GIVEN REQUEST =>
Everything in the data should be repeated exactly, save for the images.

DATASET SECTION =>
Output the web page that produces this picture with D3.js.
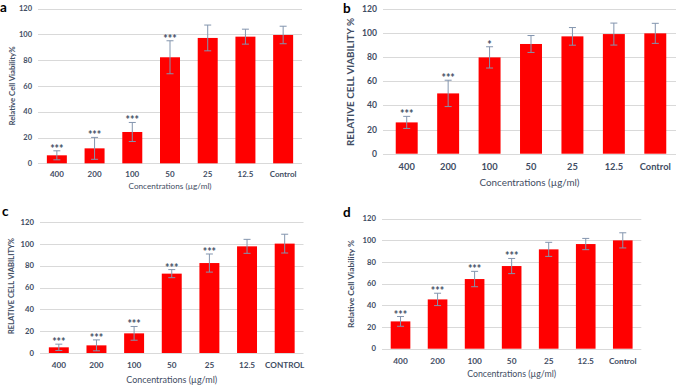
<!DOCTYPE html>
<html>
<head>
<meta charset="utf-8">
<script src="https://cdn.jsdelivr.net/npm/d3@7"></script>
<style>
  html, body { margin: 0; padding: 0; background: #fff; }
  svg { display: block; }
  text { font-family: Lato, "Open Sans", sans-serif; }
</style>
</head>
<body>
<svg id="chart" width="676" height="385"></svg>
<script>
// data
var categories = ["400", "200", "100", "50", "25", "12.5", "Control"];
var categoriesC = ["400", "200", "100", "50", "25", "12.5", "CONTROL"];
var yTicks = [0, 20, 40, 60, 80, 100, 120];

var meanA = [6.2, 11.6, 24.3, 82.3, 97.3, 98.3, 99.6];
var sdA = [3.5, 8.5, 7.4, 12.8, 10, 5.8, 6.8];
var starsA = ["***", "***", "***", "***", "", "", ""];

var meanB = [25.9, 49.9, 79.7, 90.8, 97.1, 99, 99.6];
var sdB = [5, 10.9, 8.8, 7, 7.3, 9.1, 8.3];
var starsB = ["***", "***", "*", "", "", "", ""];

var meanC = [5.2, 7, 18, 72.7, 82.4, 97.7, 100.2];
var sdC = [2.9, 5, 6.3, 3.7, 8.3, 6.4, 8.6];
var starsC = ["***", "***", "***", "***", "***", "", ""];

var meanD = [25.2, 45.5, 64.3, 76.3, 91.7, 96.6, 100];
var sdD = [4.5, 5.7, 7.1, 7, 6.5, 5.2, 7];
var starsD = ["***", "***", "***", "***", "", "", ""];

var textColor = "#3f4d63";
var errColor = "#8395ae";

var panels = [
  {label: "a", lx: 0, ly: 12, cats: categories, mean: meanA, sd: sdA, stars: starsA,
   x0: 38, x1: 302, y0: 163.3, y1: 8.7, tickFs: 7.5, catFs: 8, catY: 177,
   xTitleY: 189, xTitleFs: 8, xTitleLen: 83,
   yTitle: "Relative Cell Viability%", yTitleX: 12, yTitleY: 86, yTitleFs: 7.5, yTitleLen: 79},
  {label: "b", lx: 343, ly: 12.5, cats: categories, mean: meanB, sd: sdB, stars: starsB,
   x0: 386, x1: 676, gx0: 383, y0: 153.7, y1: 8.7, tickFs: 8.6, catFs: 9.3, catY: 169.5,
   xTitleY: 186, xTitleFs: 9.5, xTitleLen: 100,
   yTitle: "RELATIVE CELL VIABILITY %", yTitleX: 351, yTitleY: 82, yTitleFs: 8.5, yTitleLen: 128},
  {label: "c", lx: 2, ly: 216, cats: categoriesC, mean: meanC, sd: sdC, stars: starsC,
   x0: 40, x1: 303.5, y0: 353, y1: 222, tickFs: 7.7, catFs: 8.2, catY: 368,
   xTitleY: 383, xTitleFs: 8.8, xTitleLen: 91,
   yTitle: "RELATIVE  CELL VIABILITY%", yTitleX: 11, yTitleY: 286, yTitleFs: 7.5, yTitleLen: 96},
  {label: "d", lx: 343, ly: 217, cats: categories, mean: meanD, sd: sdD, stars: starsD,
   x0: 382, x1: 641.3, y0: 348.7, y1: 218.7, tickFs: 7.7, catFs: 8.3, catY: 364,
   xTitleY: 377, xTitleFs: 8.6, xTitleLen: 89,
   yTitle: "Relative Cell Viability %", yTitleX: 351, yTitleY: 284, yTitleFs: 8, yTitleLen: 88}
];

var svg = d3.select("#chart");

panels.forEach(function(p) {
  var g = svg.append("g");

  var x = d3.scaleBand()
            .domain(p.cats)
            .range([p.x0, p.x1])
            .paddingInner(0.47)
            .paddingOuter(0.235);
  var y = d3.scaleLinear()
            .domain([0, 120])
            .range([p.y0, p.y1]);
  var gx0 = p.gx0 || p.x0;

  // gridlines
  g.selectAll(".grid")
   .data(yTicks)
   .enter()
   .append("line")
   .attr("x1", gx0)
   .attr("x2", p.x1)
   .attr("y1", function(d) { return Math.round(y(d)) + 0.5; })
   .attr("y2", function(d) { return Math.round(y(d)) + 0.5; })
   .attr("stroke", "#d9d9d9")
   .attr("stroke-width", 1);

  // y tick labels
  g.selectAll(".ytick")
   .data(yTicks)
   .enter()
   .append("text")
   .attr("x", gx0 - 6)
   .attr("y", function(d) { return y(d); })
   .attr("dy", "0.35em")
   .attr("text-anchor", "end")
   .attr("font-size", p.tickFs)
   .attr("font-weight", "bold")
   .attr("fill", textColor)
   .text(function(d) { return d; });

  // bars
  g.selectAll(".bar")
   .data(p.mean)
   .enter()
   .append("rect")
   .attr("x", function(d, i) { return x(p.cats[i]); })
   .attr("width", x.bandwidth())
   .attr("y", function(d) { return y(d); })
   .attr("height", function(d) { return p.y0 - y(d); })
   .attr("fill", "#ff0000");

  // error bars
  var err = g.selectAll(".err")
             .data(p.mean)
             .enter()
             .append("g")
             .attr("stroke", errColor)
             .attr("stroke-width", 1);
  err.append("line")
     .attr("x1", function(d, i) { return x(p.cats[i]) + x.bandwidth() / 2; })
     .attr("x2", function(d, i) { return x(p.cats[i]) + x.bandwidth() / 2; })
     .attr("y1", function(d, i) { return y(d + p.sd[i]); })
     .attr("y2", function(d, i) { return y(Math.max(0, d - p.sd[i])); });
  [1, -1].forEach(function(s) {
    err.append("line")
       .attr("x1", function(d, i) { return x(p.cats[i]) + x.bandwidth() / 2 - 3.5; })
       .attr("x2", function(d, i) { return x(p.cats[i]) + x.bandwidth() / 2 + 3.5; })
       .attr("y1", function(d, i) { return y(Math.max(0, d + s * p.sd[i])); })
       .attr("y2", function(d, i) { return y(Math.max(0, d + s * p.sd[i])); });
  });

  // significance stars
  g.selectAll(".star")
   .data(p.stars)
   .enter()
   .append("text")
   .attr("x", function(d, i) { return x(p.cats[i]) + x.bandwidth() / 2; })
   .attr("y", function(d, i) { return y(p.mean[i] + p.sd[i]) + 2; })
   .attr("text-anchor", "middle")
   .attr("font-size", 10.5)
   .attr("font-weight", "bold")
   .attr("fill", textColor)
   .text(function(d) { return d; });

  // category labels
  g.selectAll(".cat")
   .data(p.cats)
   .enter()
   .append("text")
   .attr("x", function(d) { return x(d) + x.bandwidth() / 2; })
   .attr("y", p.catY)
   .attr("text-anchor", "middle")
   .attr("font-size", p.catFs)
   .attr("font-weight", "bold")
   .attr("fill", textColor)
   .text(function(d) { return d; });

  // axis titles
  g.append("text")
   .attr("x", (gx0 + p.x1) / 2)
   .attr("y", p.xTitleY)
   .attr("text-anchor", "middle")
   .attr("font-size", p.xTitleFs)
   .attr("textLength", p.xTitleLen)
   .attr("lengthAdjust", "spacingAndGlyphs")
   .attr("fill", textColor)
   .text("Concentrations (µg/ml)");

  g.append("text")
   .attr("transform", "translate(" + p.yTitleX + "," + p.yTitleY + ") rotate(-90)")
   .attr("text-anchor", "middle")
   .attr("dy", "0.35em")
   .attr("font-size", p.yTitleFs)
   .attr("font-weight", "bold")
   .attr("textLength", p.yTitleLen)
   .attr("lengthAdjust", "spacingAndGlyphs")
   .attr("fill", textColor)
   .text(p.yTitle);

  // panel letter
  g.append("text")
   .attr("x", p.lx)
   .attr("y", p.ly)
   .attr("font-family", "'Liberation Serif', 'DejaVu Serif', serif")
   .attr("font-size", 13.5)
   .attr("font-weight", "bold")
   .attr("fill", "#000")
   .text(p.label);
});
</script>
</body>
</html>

THE OUTPUT =>
Output the web page that produces this picture with D3.js.
<!DOCTYPE html>
<html>
<head>
<meta charset="utf-8">
<script src="https://cdn.jsdelivr.net/npm/d3@7"></script>
<style>
  html, body { margin: 0; padding: 0; background: #fff; }
  svg { display: block; }
  text { font-family: Lato, "Open Sans", sans-serif; }
</style>
</head>
<body>
<svg id="chart" width="676" height="385"></svg>
<script>
// data
var categories = ["400", "200", "100", "50", "25", "12.5", "Control"];
var categoriesC = ["400", "200", "100", "50", "25", "12.5", "CONTROL"];
var yTicks = [0, 20, 40, 60, 80, 100, 120];

var meanA = [6.2, 11.6, 24.3, 82.3, 97.3, 98.3, 99.6];
var sdA = [3.5, 8.5, 7.4, 12.8, 10, 5.8, 6.8];
var starsA = ["***", "***", "***", "***", "", "", ""];

var meanB = [25.9, 49.9, 79.7, 90.8, 97.1, 99, 99.6];
var sdB = [5, 10.9, 8.8, 7, 7.3, 9.1, 8.3];
var starsB = ["***", "***", "*", "", "", "", ""];

var meanC = [5.2, 7, 18, 72.7, 82.4, 97.7, 100.2];
var sdC = [2.9, 5, 6.3, 3.7, 8.3, 6.4, 8.6];
var starsC = ["***", "***", "***", "***", "***", "", ""];

var meanD = [25.2, 45.5, 64.3, 76.3, 91.7, 96.6, 100];
var sdD = [4.5, 5.7, 7.1, 7, 6.5, 5.2, 7];
var starsD = ["***", "***", "***", "***", "", "", ""];

var textColor = "#3f4d63";
var errColor = "#8395ae";

var panels = [
  {label: "a", lx: 0, ly: 12, cats: categories, mean: meanA, sd: sdA, stars: starsA,
   x0: 38, x1: 302, y0: 163.3, y1: 8.7, tickFs: 7.5, catFs: 8, catY: 177,
   xTitleY: 189, xTitleFs: 8, xTitleLen: 83,
   yTitle: "Relative Cell Viability%", yTitleX: 12, yTitleY: 86, yTitleFs: 7.5, yTitleLen: 79},
  {label: "b", lx: 343, ly: 12.5, cats: categories, mean: meanB, sd: sdB, stars: starsB,
   x0: 386, x1: 676, gx0: 383, y0: 153.7, y1: 8.7, tickFs: 8.6, catFs: 9.3, catY: 169.5,
   xTitleY: 186, xTitleFs: 9.5, xTitleLen: 100,
   yTitle: "RELATIVE CELL VIABILITY %", yTitleX: 351, yTitleY: 82, yTitleFs: 8.5, yTitleLen: 128},
  {label: "c", lx: 2, ly: 216, cats: categoriesC, mean: meanC, sd: sdC, stars: starsC,
   x0: 40, x1: 303.5, y0: 353, y1: 222, tickFs: 7.7, catFs: 8.2, catY: 368,
   xTitleY: 383, xTitleFs: 8.8, xTitleLen: 91,
   yTitle: "RELATIVE  CELL VIABILITY%", yTitleX: 11, yTitleY: 286, yTitleFs: 7.5, yTitleLen: 96},
  {label: "d", lx: 343, ly: 217, cats: categories, mean: meanD, sd: sdD, stars: starsD,
   x0: 382, x1: 641.3, y0: 348.7, y1: 218.7, tickFs: 7.7, catFs: 8.3, catY: 364,
   xTitleY: 377, xTitleFs: 8.6, xTitleLen: 89,
   yTitle: "Relative Cell Viability %", yTitleX: 351, yTitleY: 284, yTitleFs: 8, yTitleLen: 88}
];

var svg = d3.select("#chart");

panels.forEach(function(p) {
  var g = svg.append("g");

  var x = d3.scaleBand()
            .domain(p.cats)
            .range([p.x0, p.x1])
            .paddingInner(0.47)
            .paddingOuter(0.235);
  var y = d3.scaleLinear()
            .domain([0, 120])
            .range([p.y0, p.y1]);
  var gx0 = p.gx0 || p.x0;

  // gridlines
  g.selectAll(".grid")
   .data(yTicks)
   .enter()
   .append("line")
   .attr("x1", gx0)
   .attr("x2", p.x1)
   .attr("y1", function(d) { return Math.round(y(d)) + 0.5; })
   .attr("y2", function(d) { return Math.round(y(d)) + 0.5; })
   .attr("stroke", "#d9d9d9")
   .attr("stroke-width", 1);

  // y tick labels
  g.selectAll(".ytick")
   .data(yTicks)
   .enter()
   .append("text")
   .attr("x", gx0 - 6)
   .attr("y", function(d) { return y(d); })
   .attr("dy", "0.35em")
   .attr("text-anchor", "end")
   .attr("font-size", p.tickFs)
   .attr("font-weight", "bold")
   .attr("fill", textColor)
   .text(function(d) { return d; });

  // bars
  g.selectAll(".bar")
   .data(p.mean)
   .enter()
   .append("rect")
   .attr("x", function(d, i) { return x(p.cats[i]); })
   .attr("width", x.bandwidth())
   .attr("y", function(d) { return y(d); })
   .attr("height", function(d) { return p.y0 - y(d); })
   .attr("fill", "#ff0000");

  // error bars
  var err = g.selectAll(".err")
             .data(p.mean)
             .enter()
             .append("g")
             .attr("stroke", errColor)
             .attr("stroke-width", 1);
  err.append("line")
     .attr("x1", function(d, i) { return x(p.cats[i]) + x.bandwidth() / 2; })
     .attr("x2", function(d, i) { return x(p.cats[i]) + x.bandwidth() / 2; })
     .attr("y1", function(d, i) { return y(d + p.sd[i]); })
     .attr("y2", function(d, i) { return y(Math.max(0, d - p.sd[i])); });
  [1, -1].forEach(function(s) {
    err.append("line")
       .attr("x1", function(d, i) { return x(p.cats[i]) + x.bandwidth() / 2 - 3.5; })
       .attr("x2", function(d, i) { return x(p.cats[i]) + x.bandwidth() / 2 + 3.5; })
       .attr("y1", function(d, i) { return y(Math.max(0, d + s * p.sd[i])); })
       .attr("y2", function(d, i) { return y(Math.max(0, d + s * p.sd[i])); });
  });

  // significance stars
  g.selectAll(".star")
   .data(p.stars)
   .enter()
   .append("text")
   .attr("x", function(d, i) { return x(p.cats[i]) + x.bandwidth() / 2; })
   .attr("y", function(d, i) { return y(p.mean[i] + p.sd[i]) + 2; })
   .attr("text-anchor", "middle")
   .attr("font-size", 10.5)
   .attr("font-weight", "bold")
   .attr("fill", textColor)
   .text(function(d) { return d; });

  // category labels
  g.selectAll(".cat")
   .data(p.cats)
   .enter()
   .append("text")
   .attr("x", function(d) { return x(d) + x.bandwidth() / 2; })
   .attr("y", p.catY)
   .attr("text-anchor", "middle")
   .attr("font-size", p.catFs)
   .attr("font-weight", "bold")
   .attr("fill", textColor)
   .text(function(d) { return d; });

  // axis titles
  g.append("text")
   .attr("x", (gx0 + p.x1) / 2)
   .attr("y", p.xTitleY)
   .attr("text-anchor", "middle")
   .attr("font-size", p.xTitleFs)
   .attr("textLength", p.xTitleLen)
   .attr("lengthAdjust", "spacingAndGlyphs")
   .attr("fill", textColor)
   .text("Concentrations (µg/ml)");

  g.append("text")
   .attr("transform", "translate(" + p.yTitleX + "," + p.yTitleY + ") rotate(-90)")
   .attr("text-anchor", "middle")
   .attr("dy", "0.35em")
   .attr("font-size", p.yTitleFs)
   .attr("font-weight", "bold")
   .attr("textLength", p.yTitleLen)
   .attr("lengthAdjust", "spacingAndGlyphs")
   .attr("fill", textColor)
   .text(p.yTitle);

  // panel letter
  g.append("text")
   .attr("x", p.lx)
   .attr("y", p.ly)
   .attr("font-family", "'Liberation Serif', 'DejaVu Serif', serif")
   .attr("font-size", 13.5)
   .attr("font-weight", "bold")
   .attr("fill", "#000")
   .text(p.label);
});
</script>
</body>
</html>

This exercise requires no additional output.